You can page out page tables, that's just a normal "page missing" type
thing. Linux doesn't do it, because it adds a lot of races, and I don't
think the complexity is worth it for the memory you can (potentially) get
back. I generally try to optimize for the "there is enough memory" case
anyway.
What I mean when I say that the page table lookups are done using
physical addressing is just that all the page tables contain physical
page addresses, and the actual logic that does the virtual->physical
translation never enters itself "recursively" - it does all the lookups
using the physical addresses found in the page tables.
Thus the actual lookup can never result in a page fault (but if the
lookup doesn't find a present page table, that obviously _will_ fault,
but then it's the lookup logic that expressly requests the fault, not the
"action of looking it up" that faults, if you see the difference.
In contrast, the m68k seems to use virtual page tables for some things at
least, and the alpha PAL-code uses a virtual page table lookup to speed
up normal cases.
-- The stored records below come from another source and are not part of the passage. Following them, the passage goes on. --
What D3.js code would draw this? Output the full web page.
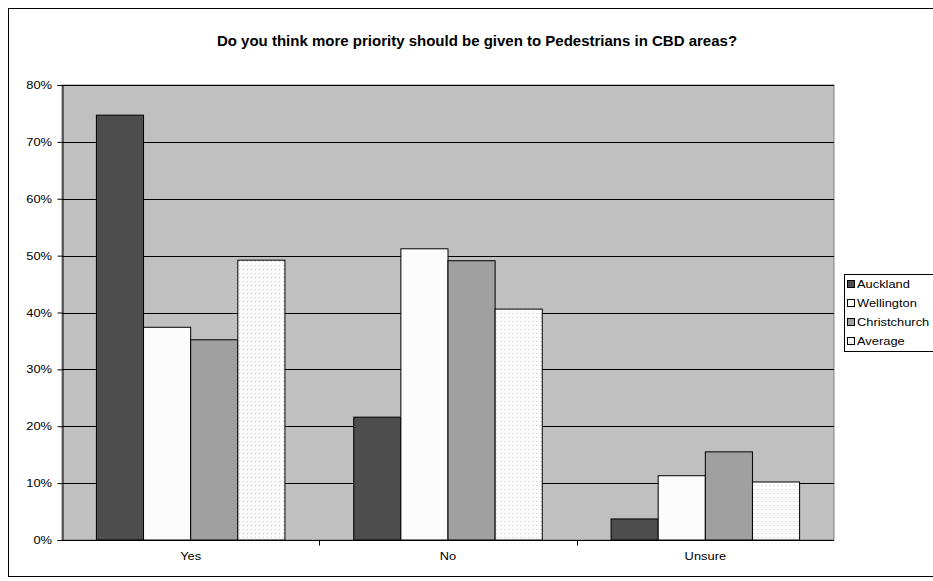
<!DOCTYPE html>
<html>
<head>
<meta charset="utf-8">
<script src="https://cdn.jsdelivr.net/npm/d3@7/dist/d3.min.js"></script>
<style>
  html, body { margin: 0; padding: 0; background: #fff; }
  svg { display: block; font-family: "Liberation Sans", Arial, sans-serif; }
</style>
</head>
<body>
<svg id="chart" width="933" height="581"></svg>
<script>
// Survey answers by city
const categories = ["Yes", "No", "Unsure"];
const seriesNames = ["Auckland", "Wellington", "Christchurch", "Average"];
const auckland = [0.747, 0.216, 0.037];
const wellington = [0.374, 0.512, 0.113];
const christchurch = [0.352, 0.491, 0.155];
const average = [0.492, 0.406, 0.102];
const yTicks = [0, 0.1, 0.2, 0.3, 0.4, 0.5, 0.6, 0.7, 0.8];
const titleText = "Do you think more priority should be given to Pedestrians in CBD areas?";

const seriesValues = [auckland, wellington, christchurch, average];
const fills = ["#4d4d4d", "#fcfcfc", "#a0a0a0", "url(#dots)"];
const labelSize = 11;
const stretch = 1.17; // labels are drawn slightly wide

const svg = d3.select("#chart");

// dotted fill for the Average series
const defs = svg.append("defs");
const pat = defs.append("pattern")
  .attr("id", "dots").attr("width", 4).attr("height", 4)
  .attr("patternUnits", "userSpaceOnUse");
pat.append("rect").attr("width", 4).attr("height", 4).attr("fill", "#fcfcfc");
pat.append("rect").attr("x", 1).attr("y", 1).attr("width", 1).attr("height", 1).attr("fill", "#c8c8c8");

// wide label helper
function label(g, x, y, text, anchor) {
  return g.append("text")
    .attr("transform", `translate(${x},${y}) scale(${stretch},1)`)
    .attr("text-anchor", anchor || "start")
    .attr("font-size", labelSize)
    .attr("fill", "#000")
    .text(text);
}

// outer chart border
svg.append("rect")
  .attr("x", 8.5).attr("y", 8.5).attr("width", 940).attr("height", 568)
  .attr("fill", "#fff").attr("stroke", "#000").attr("stroke-width", 1);

const plot = { left: 62, top: 85, right: 834, bottom: 540 };

const x0 = d3.scaleBand().domain(categories).range([plot.left, plot.right]);
const x1 = d3.scaleBand().domain(seriesNames).range([0, x0.bandwidth()]).paddingOuter(0.73);
const y = d3.scaleLinear().domain([0, 0.8]).range([plot.bottom, plot.top]);

// plot background
svg.append("rect")
  .attr("x", plot.left).attr("y", plot.top)
  .attr("width", plot.right - plot.left).attr("height", plot.bottom - plot.top)
  .attr("fill", "#c0c0c0").attr("stroke", "#808080").attr("stroke-width", 1);

// gridlines
svg.append("g").selectAll("line")
  .data(yTicks.filter(t => t > 0))
  .join("line")
  .attr("x1", plot.left).attr("x2", plot.right)
  .attr("y1", d => Math.round(y(d)) + 0.5).attr("y2", d => Math.round(y(d)) + 0.5)
  .attr("stroke", "#000").attr("stroke-width", 1);

// bars
const groups = svg.append("g").selectAll("g")
  .data(categories)
  .join("g")
  .attr("transform", c => `translate(${x0(c)},0)`);

groups.selectAll("rect")
  .data((c, i) => seriesNames.map((s, j) => ({ s, j, v: seriesValues[j][i] })))
  .join("rect")
  .attr("x", d => x1(d.s))
  .attr("y", d => y(d.v))
  .attr("width", x1.bandwidth())
  .attr("height", d => y(0) - y(d.v))
  .attr("fill", d => fills[d.j])
  .attr("stroke", "#000").attr("stroke-width", 1);

// y axis (line and ticks from d3, labels drawn wide)
const yAxis = d3.axisLeft(y).tickValues(yTicks).tickFormat("").tickSize(5);
const yg = svg.append("g").attr("transform", `translate(${plot.left + 0.5},0)`).call(yAxis);
yg.select(".domain").attr("stroke", "#000");
yg.selectAll(".tick line").attr("stroke", "#000");
const fmt = d3.format(".0%");
yTicks.forEach(t => label(svg, plot.left - 10, y(t) + 4, fmt(t), "end"));

// x axis
const xg = svg.append("g").attr("transform", `translate(0,${plot.bottom + 0.5})`)
  .call(d3.axisBottom(x0).tickSize(0).tickFormat(""));
xg.select(".domain").attr("stroke", "#000").attr("d", `M${plot.left},0H${plot.right}`);
xg.append("g").selectAll("line")
  .data(categories.slice(1))
  .join("line")
  .attr("x1", c => Math.round(x0(c)) + 0.5).attr("x2", c => Math.round(x0(c)) + 0.5)
  .attr("y1", 0).attr("y2", 5).attr("stroke", "#000");
categories.forEach(c => label(svg, x0(c) + x0.bandwidth() / 2, plot.bottom + 20, c, "middle"));

// title
svg.append("text")
  .attr("x", 477).attr("y", 46)
  .attr("text-anchor", "middle")
  .attr("font-size", 15).attr("font-weight", "bold")
  .text(titleText);

// legend
const lg = svg.append("g").attr("transform", "translate(844,274)");
lg.append("rect")
  .attr("x", 0.5).attr("y", 0.5).attr("width", 100).attr("height", 77)
  .attr("fill", "#fff").attr("stroke", "#000");
const items = lg.selectAll("g.item")
  .data(seriesNames)
  .join("g").attr("class", "item")
  .attr("transform", (d, i) => `translate(0,${10 + i * 19})`);
items.append("rect")
  .attr("x", 3.5).attr("y", -3.5).attr("width", 7).attr("height", 7)
  .attr("fill", (d, i) => fills[i]).attr("stroke", "#000");
items.each(function (d) { label(d3.select(this), 13, 4, d, "start"); });
</script>
</body>
</html>
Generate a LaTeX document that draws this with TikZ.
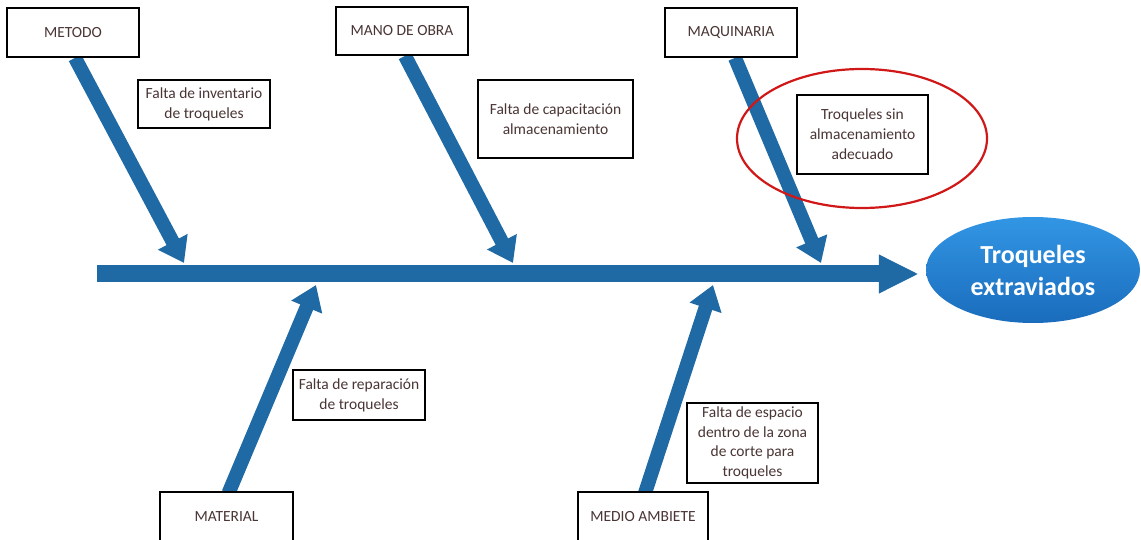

Then the actual page table lookup can fault, so that you
get a "two-level" fault handler type setup - the "normal" fault handler,
and the "double-page-fault" handler that handles the cases where the page
fault handling logic itself page faulted.
(The x86 can also get a so-called "double fault", but that doesn't mean
that the hardware translation itself faulted, but that the software
handler that was supposed to handle a fault can't be found for some reason.
For example, the page fault handler if paged out ;-).
Linus